With all the severe and unpredictable weather events like tornadoes, wildfires, excessive heat waves, floods, landslides, desertification, drought, etc, we do not need anyone to educate us that our planet is badly threatened. The massive landslide which hit the remote village of Kaokalam in Papua New Guinea and reportedly buried over 2,000 villagers in their sleep, the ceaseless tornadoes in the US, mid-air storms that hit two major international airlines recently: Singapore Airlines and Qatar Airways, show that urgent actions are needed. The Singapore Airlines turbulence led to the death of a passenger, and injured over 100 others, some critically. These are but ready examples that nobody is isolated or safe from the ravages of climate change.

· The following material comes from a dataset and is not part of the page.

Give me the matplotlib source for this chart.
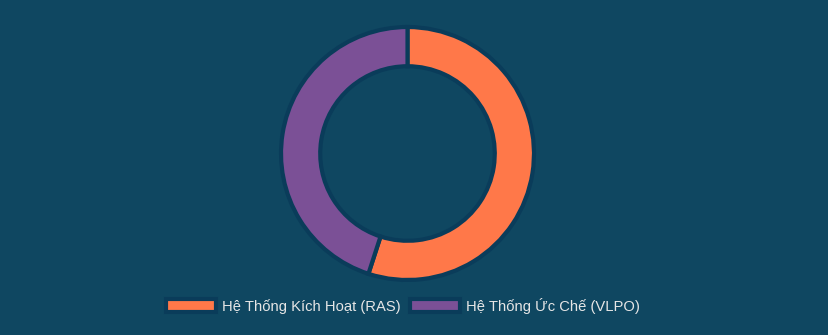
import matplotlib
matplotlib.use("Agg")
import matplotlib.pyplot as plt
from matplotlib.patches import Patch

labels = ["Hệ Thống Kích Hoạt (RAS)", "Hệ Thống Ức Chế (VLPO)"]
values = [55, 45]
colors = ["#ff7849", "#7b5096"]

bg = "#0f4761"
edge = "#0a3c5a"

plt.rcParams["font.family"] = ["Liberation Sans", "DejaVu Sans"]

W, H = 829, 335
fig = plt.figure(figsize=(W / 100, H / 100), dpi=100, facecolor=bg)

cx, cy, r = 407.5, 153.5, 127.5
ax = fig.add_axes([(cx - r) / W, (H - cy - r) / H, 2 * r / W, 2 * r / H])
ax.set_facecolor(bg)
ax.pie(values, colors=colors, startangle=90, counterclock=False, radius=1.0,
       wedgeprops=dict(width=0.31, edgecolor=edge, linewidth=3.0))
ax.set_xlim(-1.008, 1.008)
ax.set_ylim(-1.008, 1.008)
ax.set_aspect("equal")
ax.axis("off")

handles = [Patch(facecolor=c, edgecolor=edge, linewidth=3.0) for c in colors]
leg = fig.legend(handles, labels, loc="center", bbox_to_anchor=(403 / W, 1 - 305.5 / H),
                 ncol=2, frameon=False, fontsize=10.6, labelcolor="#e6e6e6",
                 handlelength=3.4, handleheight=1.0, handletextpad=0.4,
                 columnspacing=0.6, borderpad=0.2)

fig.savefig("out.png", dpi=100, facecolor=bg)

Here in Nigeria, there are devastating impacts from desertification, floods, gully, and coastal erosion leading to loss of assets worth billions of US Dollars and several deaths. According to World Bank’s assessment of Nigeria’s 2022, flooding incident, the direct economic damage was estimated around $7 billion, excluding lives lost. These deadly occurrences are stark reminders that we are living in dangerous times. The cumulative impacts and global disruption caused by these extreme weather events support the call that collaborative and coordinated efforts by all are required to protect our planet.

Conclusion

Addressing these environmental and developmental challenges requires a multifaceted effort involving all tiers of government, the private sector and the civil society organisations. I respectfully urge all hands to be on deck for us to tackle the devastating impacts of these existential threats, I commend President Bola Ahmed Tinubu who has clearly exercised leadership by taking many far-reaching and positive climate actions in the first year of his administration.

I therefore call on everybody to engage in, and encourage eco-friendly practices, as this will in turn ensure that a more prosperous and sustainable future is secured for this and future generations.